Litterally: I have a vagueness in my soul or something like that. An expression I feel captures my current emotional state. Work is working me. Not so much the regular stuff, but just all of the changes that are happening.
It starts with my continually getting raises. I know, I am nuts to complain about that or to experience undue stress from it. I now feel so much part of the establishment, and for an old hippy, that is a tragedy! But also, from the raise comes more expectation. It has not been overtly stated, and may be my own hang up, but I feel I will have to perform more to earn that raise, not so much that I have been doing lots and deserve it. (Catholic hang up maybe?) I know my boss does appreciate what I have done and continues to do for the agency, and about a year ago, my title was changed from coordinator to supervisor which carried some additional tasks, but not overly. But now, my direct supervisor is moving on from supervising my program to other duties and I will be more in charge, although he is still involved. Part of it is that the lines are not very clear, maybe that is what is draging me down.

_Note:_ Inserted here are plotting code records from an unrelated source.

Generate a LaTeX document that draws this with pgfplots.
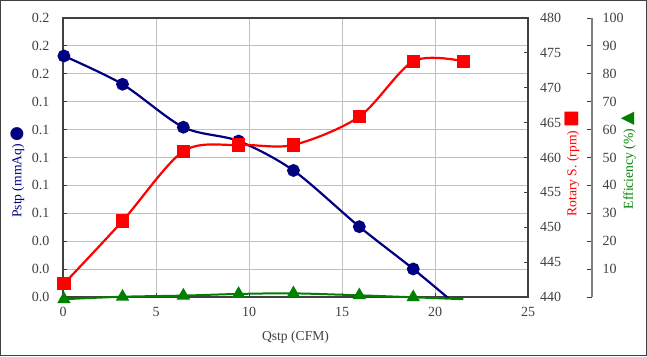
\documentclass[border=0pt]{standalone}
\usepackage{pgfplots}
\pgfplotsset{compat=1.18}
\usepackage{pgfplotstable}
\usepackage{fontspec}
\setmainfont{Liberation Serif}
\newfontfamily\symfont{DejaVu Sans}
\definecolor{navy}{HTML}{000080}
\definecolor{myred}{HTML}{FF0000}
\definecolor{mygreen}{HTML}{008000}
\definecolor{axisgray}{HTML}{404040}
\definecolor{gridgray}{HTML}{C0C0C0}
\definecolor{effgray}{HTML}{808080}

\pgfplotstableread{
x p r e
0.05 0.1728 441.9 -0.8
3.20 0.1525 450.9 0.1
6.47 0.1217 460.9 0.5
9.44 0.1118 461.8 1.1
12.39 0.0907 461.8 1.3
15.93 0.0504 465.85 0.6
18.83 0.0201 473.8 -0.1
21.52 -0.0099 473.8 -0.8
}\fandata

\pgfplotsset{
  common/.style={
    scale only axis, width=465pt, height=279pt,
    at={(63pt,59pt)}, anchor=south west,
    xmin=0, xmax=25,
    /pgf/number format/assume math mode=true,
    tick align=inside, major tick length=4pt,
    tick style={axisgray, line width=0.8pt},
    ticklabel style={font=\fontsize{14}{16}\selectfont, text=axisgray},
  },
}

\begin{document}
\begin{tikzpicture}
\useasboundingbox (0,0) rectangle (647pt,356pt);
\draw[axisgray, line width=1pt] (0.5pt,0.5pt) rectangle (646.5pt,355.5pt);

\begin{axis}[common,
  ymin=0, ymax=0.2,
  xtick={0,5,10,15,20,25},
  ytick={0,0.02,0.04,0.06,0.08,0.1,0.12,0.14,0.16,0.18,0.2},
  yticklabels={0.0,0.0,0.0,0.1,0.1,0.1,0.1,0.1,0.2,0.2,0.2},
  tick pos=left,
  grid=major, major grid style={gridgray, line width=1pt},
  axis line style={axisgray, line width=1.2pt},
  yticklabel style={inner sep=0pt, xshift=-13.5pt},
  xticklabel style={inner sep=0pt, yshift=-9.7pt},
  xlabel={Qstp (CFM)},
  every axis x label/.style={at={(axis description cs:0.5,0)}, anchor=base, yshift=-43.7pt, font=\fontsize{13.6}{16}\selectfont, text=axisgray},
  ylabel={Pstp (mmAq)\hspace{3pt}{\symfont\fontsize{17}{17}\selectfont ●}},
  every axis y label/.style={at={(axis description cs:0,0.283)}, xshift=-45.5pt, rotate=90, anchor=west, inner sep=0pt, font=\fontsize{13.6}{16}\selectfont, text=navy},
]
\addplot[navy, line width=2.2pt, smooth, mark=*, mark size=5.3pt, mark indices={1,2,3,4,5,6,7}, mark options={solid, fill=navy}] table[x=x, y=p] {\fandata};
\end{axis}

\begin{axis}[common,
  ymin=440, ymax=480,
  axis x line=none, axis y line*=right,
  ytick={440,445,...,480},
  axis line style={axisgray, line width=1.2pt},
  yticklabel style={inner sep=0pt, xshift=12pt, anchor=west},
  ylabel={Rotary S. (rpm)\hspace{3pt}{\symfont\fontsize{18}{18}\selectfont ■}},
  every axis y label/.style={at={(axis description cs:1,0.2878)}, xshift=44pt, rotate=90, anchor=west, inner sep=0pt, font=\fontsize{13.6}{16}\selectfont, text=myred},
]
\addplot[myred, line width=2.2pt, smooth, mark=square*, mark size=5.5pt, mark options={solid, fill=myred}] table[x=x, y=r] {\fandata};
\end{axis}

\begin{axis}[common,
  ymin=0, ymax=100, clip=false,
  axis x line=none, axis y line*=right,
  axis y line shift=64pt,
  ytick={0,10,...,100},
  yticklabels={{},10,20,30,40,50,60,70,80,90,100},
  major tick length=5.5pt,
  axis line style={effgray, line width=1.2pt},
  yticklabel style={inner sep=0pt, xshift=10.5pt, anchor=west},
  ylabel={Efficiency (\%)\hspace{3pt}{\symfont\fontsize{17.5}{17.5}\selectfont ▲}},
  every axis y label/.style={at={(axis description cs:1,0.3143)}, xshift=100.8pt, rotate=90, anchor=west, inner sep=0pt, font=\fontsize{13.6}{16}\selectfont, text=mygreen},
]
\addplot[mygreen, line width=2pt, smooth, mark=triangle*, mark size=5.8pt, mark indices={1,2,3,4,5,6,7}, mark options={solid, fill=mygreen}] table[x=x, y=e] {\fandata};
\end{axis}
\end{tikzpicture}
\end{document}
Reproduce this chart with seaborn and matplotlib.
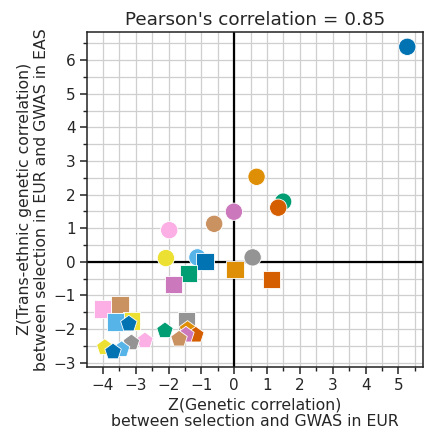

Other things that add to the situation is that we do have lots of new folks directly in my "unit." All of these folks bring new styles and needs and ideas and conflicts too. I mourn our old little protected group that was so tight knit. We are now so divided and some folks are not very open and foment behind closed doors. Others want german like structure, which I cannot supply and which horrifies me anyway. My style of leadership is very non-hierarchal and open. I do not want to have harshly regulated meeting when no one can speak their mind. And at the same time, I don't understand why those who dissent cannot just say so during the meeting rather than feeling like they must do so after the fact.
The other part is that I think of my supervisor, who, as far as I know, leads an immensely isolated life, comprised mostly of his work, and little social life. This is the guy that is basically always on-call. He goes on vacation and we can still call him with queries, and some co-workers have done that. That is not the life I want for myself. That is why the raise makes the hair on the back of my neck stand up. I fear it for the hidden and implied costs to me, to my personal life, to my independence, to my friendships.
I would welcome any comments. Mystic, what is your crystal ball (metaphorical as it may be) telling you? I just feel alone because the person I would normally talk to is part of the target of some other's dissent, so I can't bring my concerns to her. Pffft! (Sound of P'tit sticking her tongue out at the world!)